Indian Navy Mobilizes as Conflict With Pakistan Escalates
Reports in Indian media suggest that on May 8, the Indian Navy may have launched an attack on Karachi's naval port as part of a broader retaliatory strike operation. The Indian and Pakistani governments have not confirmed the reports, and multiple Pakistani social media accounts deny that an attack occurred.
The possible naval strike follows Indian attacks on nine sites in Pakistani-controlled Kashmir early on May 7 - a response to the terrorist attack in Indian-controlled Kashmir on April 22, in which 26 tourists were killed. The conflict has seen a gradual widening of cross-border aerial attacks by both sides in recent days, with heavy use of drones and stand-off missiles.
Briefing the media on the May 7 attacks across the Line of Control (the de facto boundary dividing Pakistani and Indian controlled Kashmir), Indian spokeswoman Wing Commander Vyomika Singh said that Operation Sindoor had been focused on hitting infrastructure associated with the Jaish-e-Mohammed and Lashkar-e-Taiba organizations, which India believes were responsible for mounting the terrorist attacks.
She said that India had designed Operation Sindoor to be ‘focused, measured and non-escalatory in nature. No Pakistani military facilities have been targeted’. The attacks were also designed to deter further terrorist attacks, which India believes were imminent.
Following the initial Indian attacks, which were launched with stand-off weapons from aircraft that did not cross into Pakistani airspace, there were heavy small arms and artillery exchanges across the Line of Control between Indian and Pakistani-controlled areas of Kashmir. These clashes had killed an additional 19 Indian civilians by the close of May 7.
Pakistani Prime Minister Shehbaz Sharif vowed decisive retaliation. Pakistani sources reported that in the attacks over the land border, five Indian aircraft had been shot down and an Indian brigade headquarters shelled; eight civilians had been killed in the Indian attacks. The Pakistani reporting gave no indication that clashes had spread from the Kashmir area, but described an attack on May 6 in central Pakistan by the Baloch Liberation Army that killed seven soldiers as being carried out by ‘Indian proxies’.
At sea, Indian P-8I Neptune aircraft from Indian Naval Air Squadron 316 based at Hansa in Goa have in recent days been covering Pakistani naval live firing exercises southwest of Karachi. Early on, the Indian Navy is likely to have deployed a forward submarine screen covering approaches to Karachi, using carrier-launched aircraft from INS Vikrant (R11) and INS Vikramaditya (R33) to restrict Pakistani maritime surveillance efforts.
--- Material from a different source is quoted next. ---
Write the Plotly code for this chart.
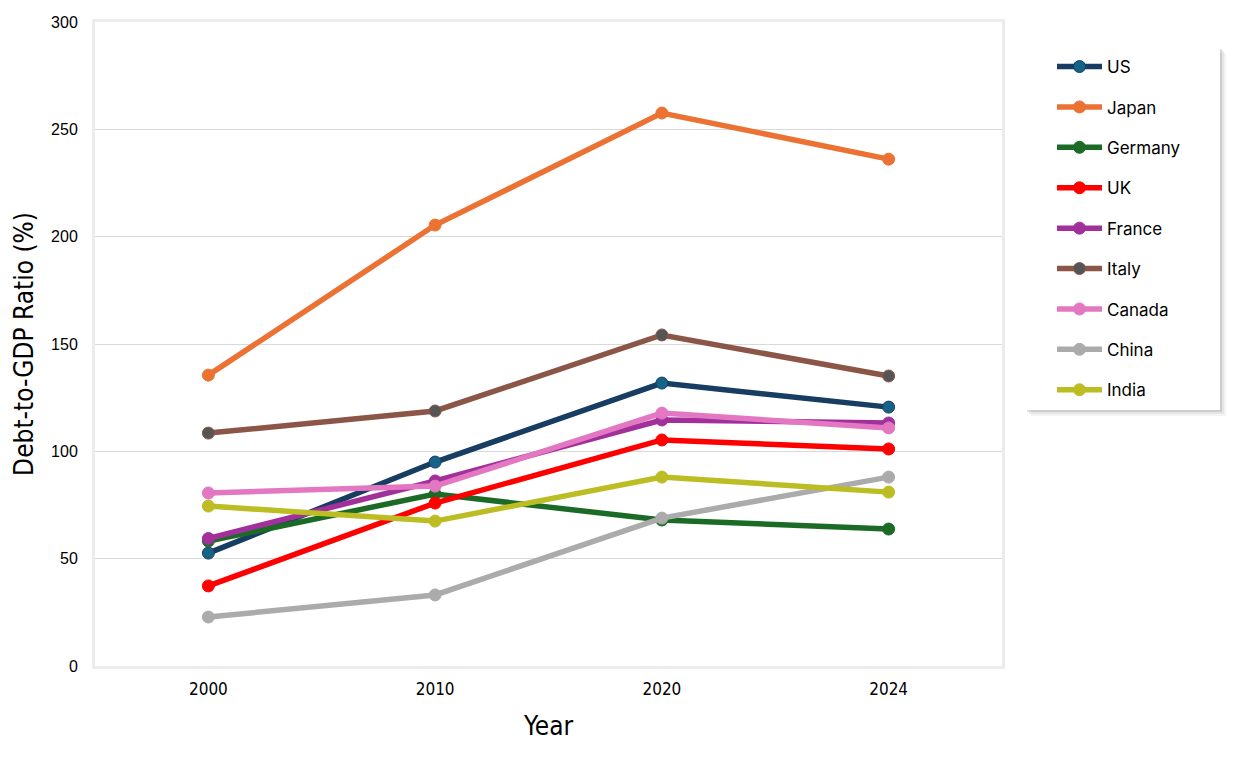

The main Indian naval bases on the west coast at Mumbai and Karwar are empty of ships, as seen in satellite imagery on May 6. The Pakistani Navy is likely to have deployed from its main bases in Karachi, Omarah and Gwadar, but ships are likely to be keeping sufficiently close to land so as to remain under Pakistani air cover.
Indian officials told network NDTV that the Indian Navy "conducted targeted operations in the Arabian Sea against Pakistan," but without specifying a strike on the naval base in Karachi. NASA's FIRMS satellite fire detection platform shows no recent heat signatures in Karachi's harbor area.